A primeira organização negra da sociedade civil que atua na construção de uma agenda de justiça racial e econômica a partir da reforma da política de drogas se centra no antirracismo com vistas a um impacto mais amplo.
“Nosso trabalho visa, sobretudo, o fortalecimento efetivo do Estado democrático de direito, na medida em que a superação do atual modelo de proibição de algumas substâncias sob a orientação de guerra, contribuiria para o desmonte de estruturas transnacionais que corrompem as instituições públicas, comprometem a vida em diversos territórios e minam processos de paz”, afirmam Nathália e Dudu.
AS LIDERANÇAS
Sueli Carneiro é filósofa, doutora em Educação pela Universidade de São Paulo e coordenadora executiva do Geledés – Instituto da Mulher Negra. É ativista feminista e antirracista, autora de diversos artigos sobre as questões de gênero, raça e direitos humanos em publicações nacionais e internacionais. Seu livro mais recente é Escritos de uma vida, 2018. Sueli também integra o Conselho de Administração do Instituto Ibirapitanga.
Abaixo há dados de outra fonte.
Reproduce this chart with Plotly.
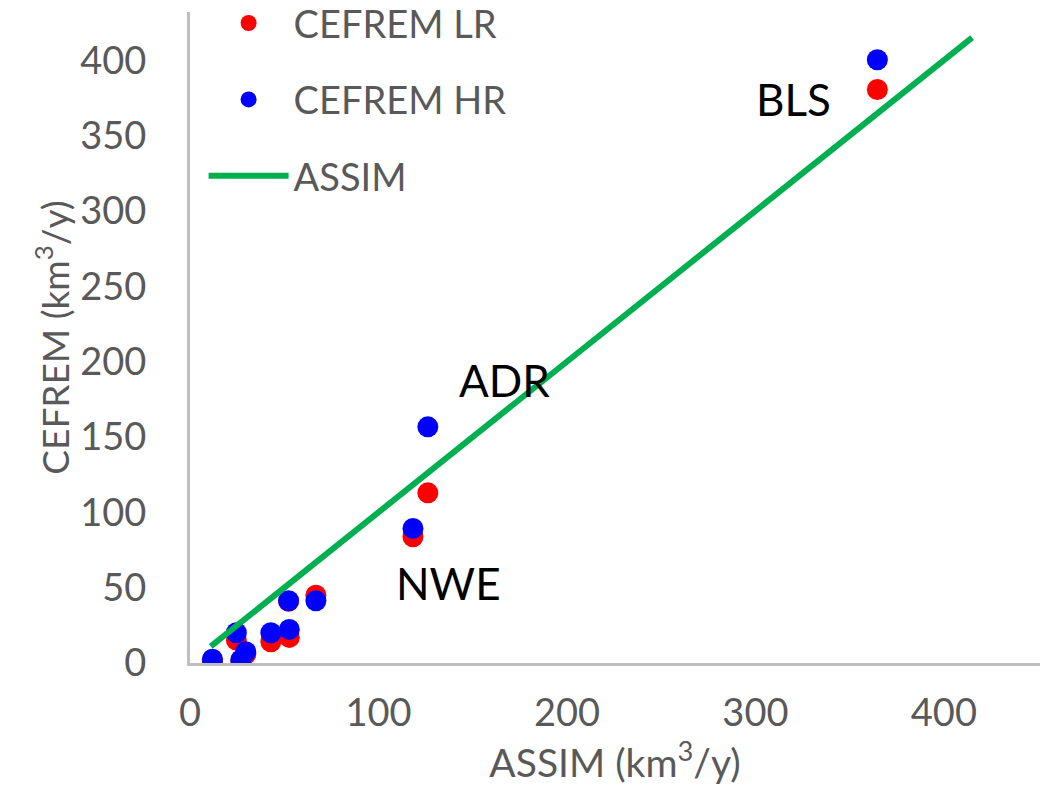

Karen Luise é juíza de Direito na 1ª Vara do Júri de Porto Alegre, Rio Grande do Sul, integrante do IAJ – Instituto de Acesso à Justiça; da Associação dos Juízes do Rio Grande do Sul; da Associação dos Juízes para a Democracia; do Comitê de Equidade de Gênero, Raça e Diversidade do Tribunal de Justiça do Estado do Rio Grande do Sul, e formadora da ENFAM – Escola Nacional de Formação e Aperfeiçoamento de Magistrados.
Nathália Oliveira é cientista social e co-fundadora da Iniciativa Negra. Foi diretora do Centro de Convivência É de Lei, onde atuou com redução de danos relacionados ao uso de drogas, ensino e gestão de projetos. Também foi assessora de advocacy no projeto “Gênero e Drogas”, no Instituto Terra Trabalho e Cidadania, onde se dedicou a pesquisar as relações entre política de drogas e violações de gênero. Foi articuladora de rede da Plataforma Brasileira de Política de Drogas e atualmente integra o seu conselho consultivo. Foi presidente do COMUDA / SP – Conselho Municipal de Políticas Públicas de Drogas e Álcool.
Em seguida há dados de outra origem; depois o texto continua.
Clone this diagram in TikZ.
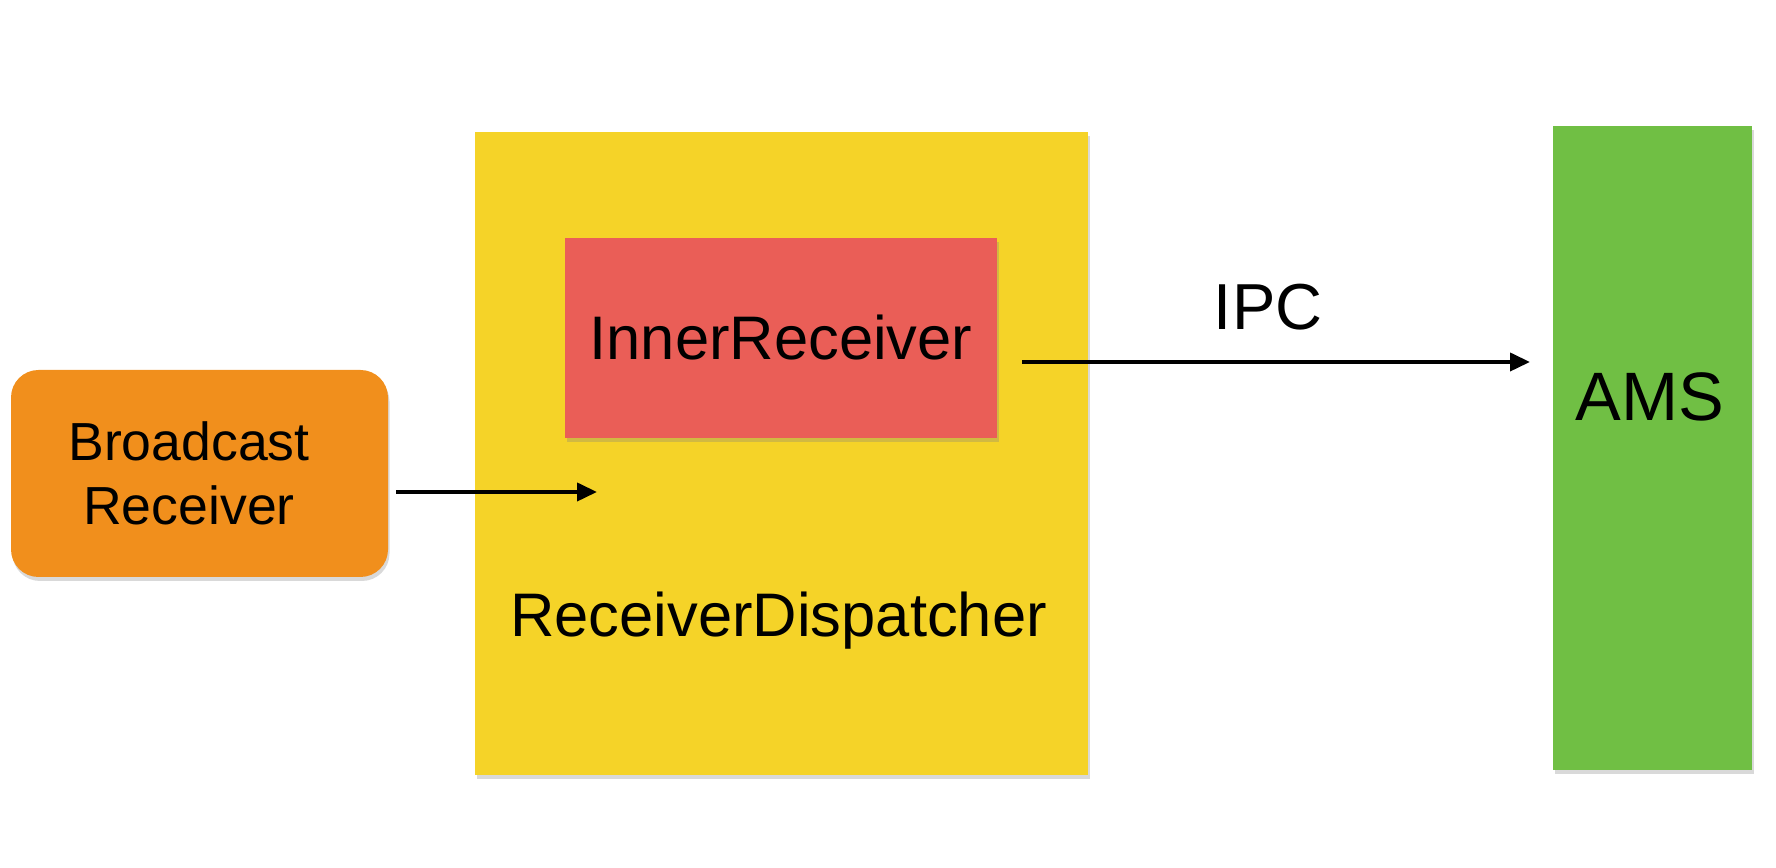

Dudu Ribeiro é historiador, co-fundador e coordenador executivo da Iniciativa Negra. É especialista em Gestão Estratégica de Políticas Públicas pela UNICAMP/FPA e mestrando do Programa de Pós-graduação em História da UFBA. Foi membro do Conselho de Desenvolvimento Econômico do Estado da Bahia; do Conselho Estadual de Políticas sobre Drogas do Estado da Bahia; do Grupo de Trabalho sobre Drogas do Conselho Nacional de Juventude; da LANPUD – Rede Latino Americana e do Caribe de Pessoas que Usam Drogas; e vice-presidente do Conselho Estadual de Juventude do Estado da Bahia.